#### MATERIAL PROVIDED

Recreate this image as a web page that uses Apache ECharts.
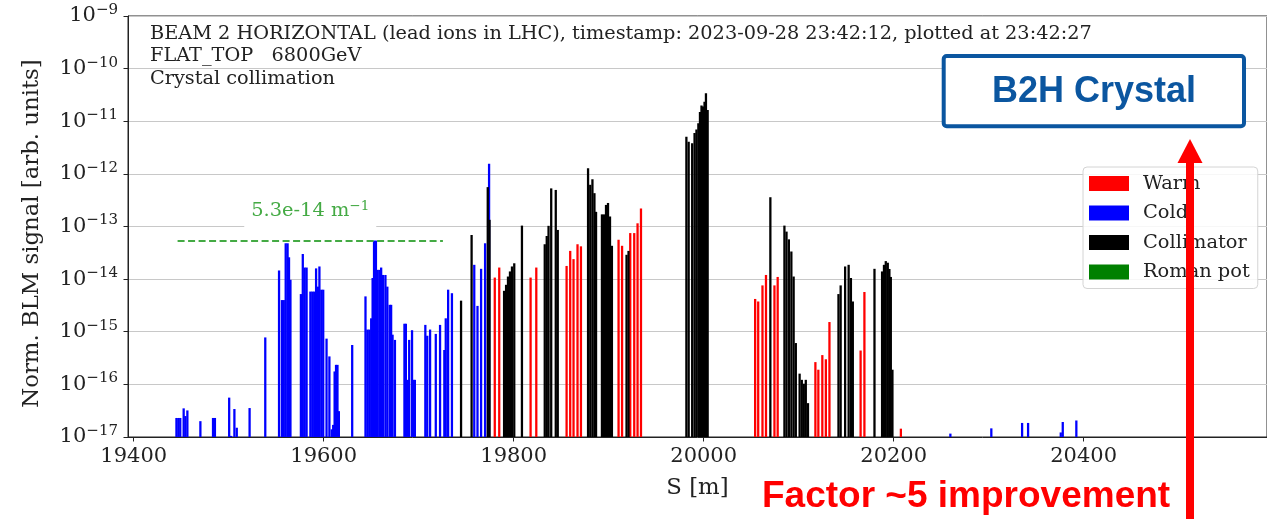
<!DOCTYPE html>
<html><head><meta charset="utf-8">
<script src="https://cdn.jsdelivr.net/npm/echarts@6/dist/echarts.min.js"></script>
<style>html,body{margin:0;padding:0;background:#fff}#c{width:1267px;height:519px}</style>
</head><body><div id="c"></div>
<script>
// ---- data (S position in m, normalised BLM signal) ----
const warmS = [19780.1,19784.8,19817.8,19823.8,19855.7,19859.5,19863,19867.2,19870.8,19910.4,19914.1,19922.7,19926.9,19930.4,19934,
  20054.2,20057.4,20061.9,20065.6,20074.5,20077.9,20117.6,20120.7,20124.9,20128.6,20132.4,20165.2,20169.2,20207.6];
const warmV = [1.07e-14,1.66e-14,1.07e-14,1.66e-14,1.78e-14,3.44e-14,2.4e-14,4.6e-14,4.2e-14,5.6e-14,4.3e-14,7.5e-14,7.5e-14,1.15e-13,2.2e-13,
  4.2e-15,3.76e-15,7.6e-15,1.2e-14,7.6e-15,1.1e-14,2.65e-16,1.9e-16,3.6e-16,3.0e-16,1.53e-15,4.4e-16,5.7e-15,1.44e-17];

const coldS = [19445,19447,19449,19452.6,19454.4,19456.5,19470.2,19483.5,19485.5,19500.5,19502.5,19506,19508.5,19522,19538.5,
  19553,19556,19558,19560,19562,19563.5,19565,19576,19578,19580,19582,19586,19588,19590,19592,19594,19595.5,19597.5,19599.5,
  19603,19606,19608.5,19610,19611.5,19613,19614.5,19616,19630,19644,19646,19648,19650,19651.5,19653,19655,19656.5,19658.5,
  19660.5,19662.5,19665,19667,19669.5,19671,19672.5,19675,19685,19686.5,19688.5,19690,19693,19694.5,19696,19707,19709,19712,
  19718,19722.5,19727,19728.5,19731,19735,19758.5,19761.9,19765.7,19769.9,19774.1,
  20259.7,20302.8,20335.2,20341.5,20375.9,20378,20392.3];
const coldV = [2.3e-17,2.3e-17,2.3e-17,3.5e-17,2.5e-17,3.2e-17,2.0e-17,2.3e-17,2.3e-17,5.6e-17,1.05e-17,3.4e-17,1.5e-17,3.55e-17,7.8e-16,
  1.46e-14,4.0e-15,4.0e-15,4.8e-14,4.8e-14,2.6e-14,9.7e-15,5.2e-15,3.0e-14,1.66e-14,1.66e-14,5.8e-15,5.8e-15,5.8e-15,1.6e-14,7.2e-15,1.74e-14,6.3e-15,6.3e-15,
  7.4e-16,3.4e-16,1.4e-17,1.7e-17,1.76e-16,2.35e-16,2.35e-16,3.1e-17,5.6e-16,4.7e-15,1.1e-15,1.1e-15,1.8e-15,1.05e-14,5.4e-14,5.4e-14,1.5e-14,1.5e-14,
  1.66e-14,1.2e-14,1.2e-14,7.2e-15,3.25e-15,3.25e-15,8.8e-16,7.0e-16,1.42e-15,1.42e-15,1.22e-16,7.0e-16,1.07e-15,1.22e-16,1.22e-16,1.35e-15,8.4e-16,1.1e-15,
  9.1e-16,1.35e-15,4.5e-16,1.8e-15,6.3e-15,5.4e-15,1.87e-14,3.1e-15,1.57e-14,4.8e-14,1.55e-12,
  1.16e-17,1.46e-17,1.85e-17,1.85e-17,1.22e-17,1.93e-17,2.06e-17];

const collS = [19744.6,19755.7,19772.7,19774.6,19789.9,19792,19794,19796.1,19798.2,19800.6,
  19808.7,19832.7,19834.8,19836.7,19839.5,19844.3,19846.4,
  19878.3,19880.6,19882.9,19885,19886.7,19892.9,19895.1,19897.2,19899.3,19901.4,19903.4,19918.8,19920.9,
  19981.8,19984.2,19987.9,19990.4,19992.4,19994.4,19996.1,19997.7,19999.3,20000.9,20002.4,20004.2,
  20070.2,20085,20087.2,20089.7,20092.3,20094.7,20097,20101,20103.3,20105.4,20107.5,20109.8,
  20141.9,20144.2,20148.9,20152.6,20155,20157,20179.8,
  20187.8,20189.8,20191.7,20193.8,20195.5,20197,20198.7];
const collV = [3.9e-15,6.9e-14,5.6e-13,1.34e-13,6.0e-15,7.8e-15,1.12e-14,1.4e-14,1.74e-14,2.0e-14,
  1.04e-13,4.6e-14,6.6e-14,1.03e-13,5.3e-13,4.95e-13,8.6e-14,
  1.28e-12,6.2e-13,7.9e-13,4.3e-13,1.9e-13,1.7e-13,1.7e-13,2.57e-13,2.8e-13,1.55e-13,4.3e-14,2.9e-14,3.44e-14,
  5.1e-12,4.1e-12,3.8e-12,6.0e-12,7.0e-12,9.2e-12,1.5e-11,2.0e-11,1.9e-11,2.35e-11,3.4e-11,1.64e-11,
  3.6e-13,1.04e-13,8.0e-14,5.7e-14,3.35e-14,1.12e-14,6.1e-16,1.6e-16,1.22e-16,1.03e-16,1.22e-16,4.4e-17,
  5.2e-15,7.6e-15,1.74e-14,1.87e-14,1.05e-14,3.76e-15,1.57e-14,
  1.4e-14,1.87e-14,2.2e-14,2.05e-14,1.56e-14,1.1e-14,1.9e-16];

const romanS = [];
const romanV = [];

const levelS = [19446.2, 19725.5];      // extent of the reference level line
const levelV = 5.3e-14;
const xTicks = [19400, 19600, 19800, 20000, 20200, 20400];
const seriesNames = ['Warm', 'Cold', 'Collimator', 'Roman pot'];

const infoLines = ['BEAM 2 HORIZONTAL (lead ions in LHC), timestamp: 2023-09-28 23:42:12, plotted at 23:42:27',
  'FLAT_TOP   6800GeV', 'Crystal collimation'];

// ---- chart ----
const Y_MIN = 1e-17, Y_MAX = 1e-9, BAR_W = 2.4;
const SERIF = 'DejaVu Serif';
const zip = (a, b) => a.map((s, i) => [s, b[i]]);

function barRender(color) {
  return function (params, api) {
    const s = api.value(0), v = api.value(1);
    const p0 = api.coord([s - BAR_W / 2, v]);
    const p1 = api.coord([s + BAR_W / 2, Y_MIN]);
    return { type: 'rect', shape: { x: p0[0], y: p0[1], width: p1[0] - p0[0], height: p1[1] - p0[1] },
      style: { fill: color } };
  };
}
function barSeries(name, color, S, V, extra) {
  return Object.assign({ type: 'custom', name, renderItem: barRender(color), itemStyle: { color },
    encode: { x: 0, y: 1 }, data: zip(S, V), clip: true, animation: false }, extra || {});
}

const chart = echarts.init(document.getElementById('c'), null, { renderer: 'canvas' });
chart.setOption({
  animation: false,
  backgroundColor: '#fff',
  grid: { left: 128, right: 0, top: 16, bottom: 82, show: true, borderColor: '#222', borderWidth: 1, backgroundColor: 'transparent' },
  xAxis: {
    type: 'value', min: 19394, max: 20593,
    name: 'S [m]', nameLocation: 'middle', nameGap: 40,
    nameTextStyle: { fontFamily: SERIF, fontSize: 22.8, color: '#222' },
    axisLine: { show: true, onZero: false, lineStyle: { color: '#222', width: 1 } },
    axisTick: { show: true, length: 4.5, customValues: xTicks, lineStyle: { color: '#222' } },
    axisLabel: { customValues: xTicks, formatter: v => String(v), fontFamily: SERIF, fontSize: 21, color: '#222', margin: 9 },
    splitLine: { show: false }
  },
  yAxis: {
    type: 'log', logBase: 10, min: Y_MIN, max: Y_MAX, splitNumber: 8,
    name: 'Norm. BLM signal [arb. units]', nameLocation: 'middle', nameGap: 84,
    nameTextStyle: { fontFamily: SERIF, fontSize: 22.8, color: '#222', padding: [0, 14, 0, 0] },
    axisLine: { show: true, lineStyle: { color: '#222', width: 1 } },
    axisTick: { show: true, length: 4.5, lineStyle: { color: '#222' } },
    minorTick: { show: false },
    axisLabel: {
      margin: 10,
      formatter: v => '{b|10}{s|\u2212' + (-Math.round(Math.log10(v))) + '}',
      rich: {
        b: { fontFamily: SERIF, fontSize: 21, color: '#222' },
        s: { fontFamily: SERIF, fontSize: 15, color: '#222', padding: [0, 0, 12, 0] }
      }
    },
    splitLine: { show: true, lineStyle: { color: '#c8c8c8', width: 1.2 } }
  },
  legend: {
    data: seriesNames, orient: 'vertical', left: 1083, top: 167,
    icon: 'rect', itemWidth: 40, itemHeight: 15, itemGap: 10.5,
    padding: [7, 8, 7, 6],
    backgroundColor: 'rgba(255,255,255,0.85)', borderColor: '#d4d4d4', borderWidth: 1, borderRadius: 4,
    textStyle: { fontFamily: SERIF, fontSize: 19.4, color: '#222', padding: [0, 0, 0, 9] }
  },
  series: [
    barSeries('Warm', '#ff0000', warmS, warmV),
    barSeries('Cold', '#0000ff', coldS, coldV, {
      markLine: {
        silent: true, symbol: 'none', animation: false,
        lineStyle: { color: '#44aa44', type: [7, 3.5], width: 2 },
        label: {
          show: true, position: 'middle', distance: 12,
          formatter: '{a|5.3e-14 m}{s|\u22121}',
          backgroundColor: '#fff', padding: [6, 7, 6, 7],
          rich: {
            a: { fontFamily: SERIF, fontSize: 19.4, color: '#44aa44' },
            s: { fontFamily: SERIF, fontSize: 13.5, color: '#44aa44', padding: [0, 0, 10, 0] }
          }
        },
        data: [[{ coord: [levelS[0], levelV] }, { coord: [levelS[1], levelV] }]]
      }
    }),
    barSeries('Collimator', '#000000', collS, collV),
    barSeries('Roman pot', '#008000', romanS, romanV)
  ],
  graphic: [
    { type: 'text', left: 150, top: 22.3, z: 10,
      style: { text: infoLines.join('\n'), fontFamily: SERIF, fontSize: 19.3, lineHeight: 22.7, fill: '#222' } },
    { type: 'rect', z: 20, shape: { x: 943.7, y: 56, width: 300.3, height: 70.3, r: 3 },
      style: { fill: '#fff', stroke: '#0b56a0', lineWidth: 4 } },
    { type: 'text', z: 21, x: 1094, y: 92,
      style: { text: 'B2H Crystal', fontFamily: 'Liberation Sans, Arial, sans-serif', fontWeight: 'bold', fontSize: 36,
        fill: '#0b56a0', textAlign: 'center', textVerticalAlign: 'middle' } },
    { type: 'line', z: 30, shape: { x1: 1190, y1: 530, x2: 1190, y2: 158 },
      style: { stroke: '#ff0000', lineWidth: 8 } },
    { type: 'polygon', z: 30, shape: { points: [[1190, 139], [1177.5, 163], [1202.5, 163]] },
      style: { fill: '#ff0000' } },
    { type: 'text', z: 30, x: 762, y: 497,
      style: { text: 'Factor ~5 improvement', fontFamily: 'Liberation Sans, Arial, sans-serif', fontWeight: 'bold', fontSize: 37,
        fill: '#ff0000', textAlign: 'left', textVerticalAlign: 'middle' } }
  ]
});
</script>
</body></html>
==
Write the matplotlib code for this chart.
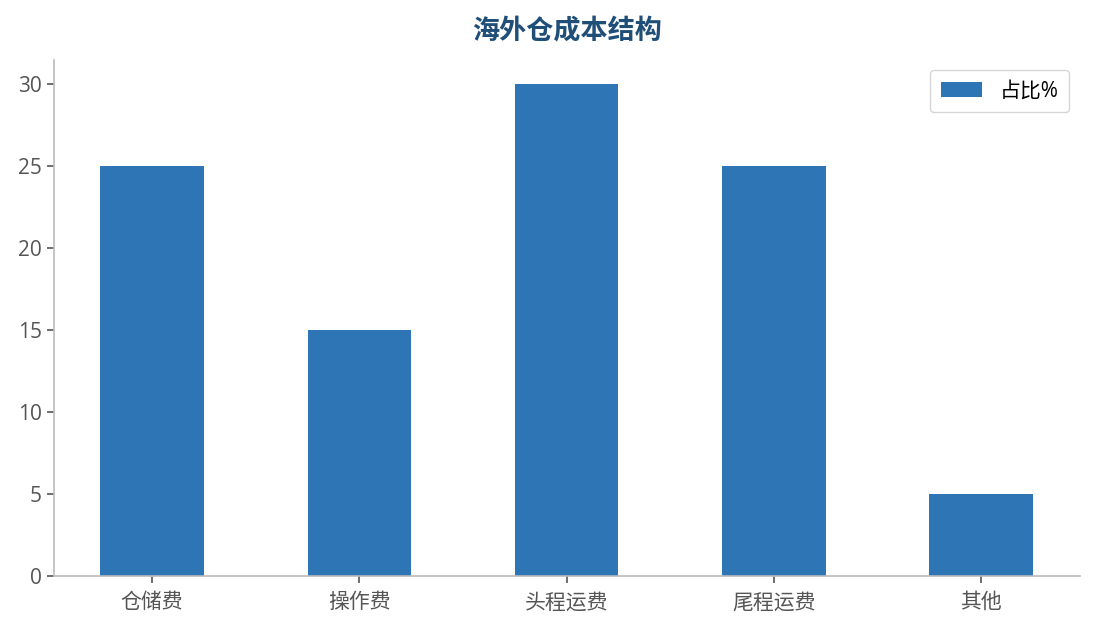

#### OBJECTIVE
Of the lines above, copy each that contains "this".

#### ANSWER IN FULL
Recreate this image as a web page that uses Apache ECharts.
Write the matplotlib code for this chart.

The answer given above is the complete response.